(Source code of charts)
● ● ● ● ● ● ●

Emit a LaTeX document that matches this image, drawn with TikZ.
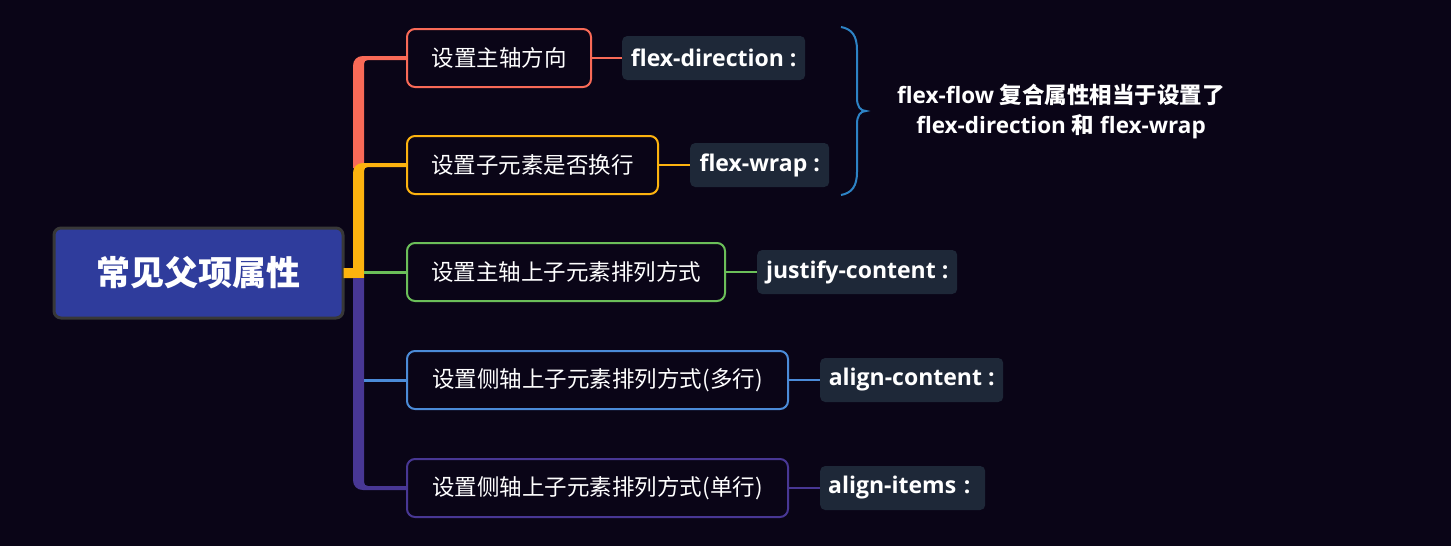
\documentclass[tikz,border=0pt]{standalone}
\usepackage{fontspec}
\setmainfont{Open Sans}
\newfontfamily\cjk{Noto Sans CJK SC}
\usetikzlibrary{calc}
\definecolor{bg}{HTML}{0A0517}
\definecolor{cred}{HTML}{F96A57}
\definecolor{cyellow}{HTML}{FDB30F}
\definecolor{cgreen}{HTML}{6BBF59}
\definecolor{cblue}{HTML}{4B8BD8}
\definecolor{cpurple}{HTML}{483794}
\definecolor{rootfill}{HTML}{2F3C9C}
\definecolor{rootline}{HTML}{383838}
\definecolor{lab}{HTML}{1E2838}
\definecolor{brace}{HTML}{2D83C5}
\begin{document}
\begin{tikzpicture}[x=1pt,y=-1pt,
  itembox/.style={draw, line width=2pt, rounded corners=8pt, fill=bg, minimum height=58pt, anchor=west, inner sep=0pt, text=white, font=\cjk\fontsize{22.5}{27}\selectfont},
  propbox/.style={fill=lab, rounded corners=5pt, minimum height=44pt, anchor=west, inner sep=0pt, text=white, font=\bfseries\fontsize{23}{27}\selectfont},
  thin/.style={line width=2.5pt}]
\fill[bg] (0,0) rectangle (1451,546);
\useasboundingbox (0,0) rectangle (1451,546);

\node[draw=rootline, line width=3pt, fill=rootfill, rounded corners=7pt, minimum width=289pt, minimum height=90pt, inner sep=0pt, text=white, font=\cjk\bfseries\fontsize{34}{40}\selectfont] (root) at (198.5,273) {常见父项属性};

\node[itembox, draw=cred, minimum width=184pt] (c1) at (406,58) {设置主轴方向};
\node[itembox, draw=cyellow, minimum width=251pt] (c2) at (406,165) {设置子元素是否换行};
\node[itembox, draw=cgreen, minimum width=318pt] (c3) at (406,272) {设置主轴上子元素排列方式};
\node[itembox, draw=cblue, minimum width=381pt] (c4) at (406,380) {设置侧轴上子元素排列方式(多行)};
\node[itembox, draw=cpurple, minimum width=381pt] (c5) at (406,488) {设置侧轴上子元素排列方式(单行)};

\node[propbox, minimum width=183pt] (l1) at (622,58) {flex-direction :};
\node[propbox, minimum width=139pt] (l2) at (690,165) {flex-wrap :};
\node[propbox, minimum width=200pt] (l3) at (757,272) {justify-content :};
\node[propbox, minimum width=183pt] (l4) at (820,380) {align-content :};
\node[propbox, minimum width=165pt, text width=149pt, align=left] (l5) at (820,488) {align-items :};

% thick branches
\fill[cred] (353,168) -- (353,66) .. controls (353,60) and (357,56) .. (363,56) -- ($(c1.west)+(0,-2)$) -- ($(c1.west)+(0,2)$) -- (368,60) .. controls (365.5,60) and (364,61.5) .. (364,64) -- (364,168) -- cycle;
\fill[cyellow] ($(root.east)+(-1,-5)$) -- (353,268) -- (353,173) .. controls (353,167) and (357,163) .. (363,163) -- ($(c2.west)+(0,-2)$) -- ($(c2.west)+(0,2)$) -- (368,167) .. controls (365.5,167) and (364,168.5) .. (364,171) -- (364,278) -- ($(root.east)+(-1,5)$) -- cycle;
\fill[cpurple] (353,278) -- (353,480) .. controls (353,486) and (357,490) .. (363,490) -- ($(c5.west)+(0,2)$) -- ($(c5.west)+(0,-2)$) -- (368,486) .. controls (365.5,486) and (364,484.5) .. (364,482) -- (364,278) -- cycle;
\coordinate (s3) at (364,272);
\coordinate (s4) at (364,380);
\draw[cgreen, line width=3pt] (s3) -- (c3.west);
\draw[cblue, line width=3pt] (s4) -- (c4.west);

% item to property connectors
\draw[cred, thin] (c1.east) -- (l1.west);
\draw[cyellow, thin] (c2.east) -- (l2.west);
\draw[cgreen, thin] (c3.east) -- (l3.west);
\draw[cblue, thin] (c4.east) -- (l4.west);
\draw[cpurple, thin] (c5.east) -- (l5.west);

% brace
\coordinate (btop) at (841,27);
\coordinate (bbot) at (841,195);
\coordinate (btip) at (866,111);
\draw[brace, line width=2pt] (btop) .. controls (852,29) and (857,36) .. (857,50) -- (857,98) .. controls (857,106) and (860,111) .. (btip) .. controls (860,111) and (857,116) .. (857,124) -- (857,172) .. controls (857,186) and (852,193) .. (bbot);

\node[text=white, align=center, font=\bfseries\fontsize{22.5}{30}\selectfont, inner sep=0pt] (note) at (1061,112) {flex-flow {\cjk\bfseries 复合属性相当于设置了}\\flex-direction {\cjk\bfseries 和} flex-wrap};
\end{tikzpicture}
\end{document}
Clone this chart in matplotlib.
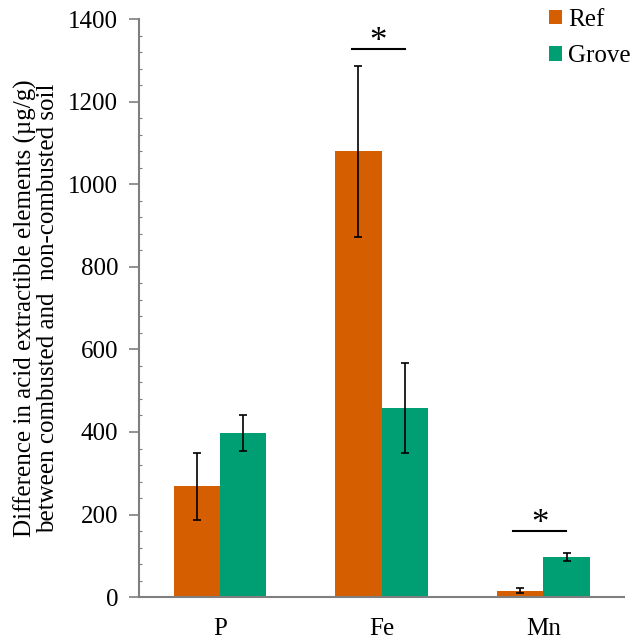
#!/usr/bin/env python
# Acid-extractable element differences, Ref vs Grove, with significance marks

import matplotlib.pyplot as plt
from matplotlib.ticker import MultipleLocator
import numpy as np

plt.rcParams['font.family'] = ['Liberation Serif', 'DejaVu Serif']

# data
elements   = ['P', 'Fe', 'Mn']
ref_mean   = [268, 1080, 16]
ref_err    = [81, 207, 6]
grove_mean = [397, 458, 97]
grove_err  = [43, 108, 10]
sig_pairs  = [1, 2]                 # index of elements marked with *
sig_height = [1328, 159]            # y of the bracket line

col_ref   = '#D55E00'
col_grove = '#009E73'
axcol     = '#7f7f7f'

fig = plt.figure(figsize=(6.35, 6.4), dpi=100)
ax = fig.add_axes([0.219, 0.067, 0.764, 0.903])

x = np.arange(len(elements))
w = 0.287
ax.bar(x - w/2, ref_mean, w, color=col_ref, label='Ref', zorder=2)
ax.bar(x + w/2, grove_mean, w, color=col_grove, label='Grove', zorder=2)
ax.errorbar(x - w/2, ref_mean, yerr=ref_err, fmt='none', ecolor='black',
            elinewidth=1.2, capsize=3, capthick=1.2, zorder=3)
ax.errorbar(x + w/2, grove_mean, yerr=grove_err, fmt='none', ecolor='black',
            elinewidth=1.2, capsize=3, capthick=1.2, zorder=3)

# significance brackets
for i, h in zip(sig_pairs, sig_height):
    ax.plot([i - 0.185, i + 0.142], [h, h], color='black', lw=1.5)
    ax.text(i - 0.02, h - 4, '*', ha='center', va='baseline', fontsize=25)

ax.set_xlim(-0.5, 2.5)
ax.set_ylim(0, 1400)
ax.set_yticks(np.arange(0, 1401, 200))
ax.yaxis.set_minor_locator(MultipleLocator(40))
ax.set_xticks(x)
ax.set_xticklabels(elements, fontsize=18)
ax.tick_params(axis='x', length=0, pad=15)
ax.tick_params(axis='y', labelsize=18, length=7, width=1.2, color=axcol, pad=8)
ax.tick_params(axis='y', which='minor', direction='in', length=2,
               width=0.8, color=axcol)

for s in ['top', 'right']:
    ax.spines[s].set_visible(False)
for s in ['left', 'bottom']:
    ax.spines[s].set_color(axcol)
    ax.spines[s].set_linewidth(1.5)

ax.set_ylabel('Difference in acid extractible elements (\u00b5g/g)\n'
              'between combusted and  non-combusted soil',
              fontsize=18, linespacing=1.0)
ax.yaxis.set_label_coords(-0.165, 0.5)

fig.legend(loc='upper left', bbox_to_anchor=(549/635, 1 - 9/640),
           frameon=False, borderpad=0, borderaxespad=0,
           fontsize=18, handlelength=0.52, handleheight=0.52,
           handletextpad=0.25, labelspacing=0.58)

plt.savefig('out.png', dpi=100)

● ● ● ● ● ● ●

STATED PROBLEM. Copy each line containing the word "this" from the data.

ANSWER FOR THE TASK.
Emit a LaTeX document that matches this image, drawn with TikZ.
Clone this chart in matplotlib.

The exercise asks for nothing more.